When a Renegade sabotage operation inadvertently resulted in a gigantic asteroid colliding with GoBotron, the natural disasters that resulted from the asteroid's impact pushed the GoBeings to the verge of extinction. However, the genius referred to as Ex-El the Last Engineer saved his people and took his experiments to replace parts of his own body with mechanical substitutes to the ultimate extent and transferring the essences of the GoBeings into large cyborgs known as GoRobotic Machine Men, or simply GoBotic Machines or GoBots.

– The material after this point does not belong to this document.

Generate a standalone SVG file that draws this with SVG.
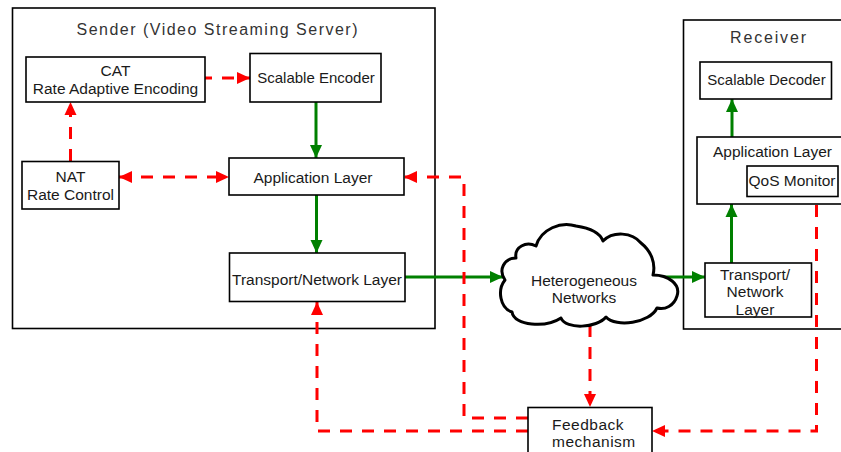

The GoBots possessed an additional ability; after being run through the device named the Modifier, the GoBots’ bodies were able to transform into other vehicles. His work done, the Last Engineer intended to retreat to a pre-prepared workshop elsewhere in the galaxy, but the Master Renegade stole his ship and escaped in his stead. The Last Engineer placed himself into suspended animation beneath the surface of GoBotron, while above, the war continued to rage between the Guardians and the Renegades, now all encased in GoBot shells.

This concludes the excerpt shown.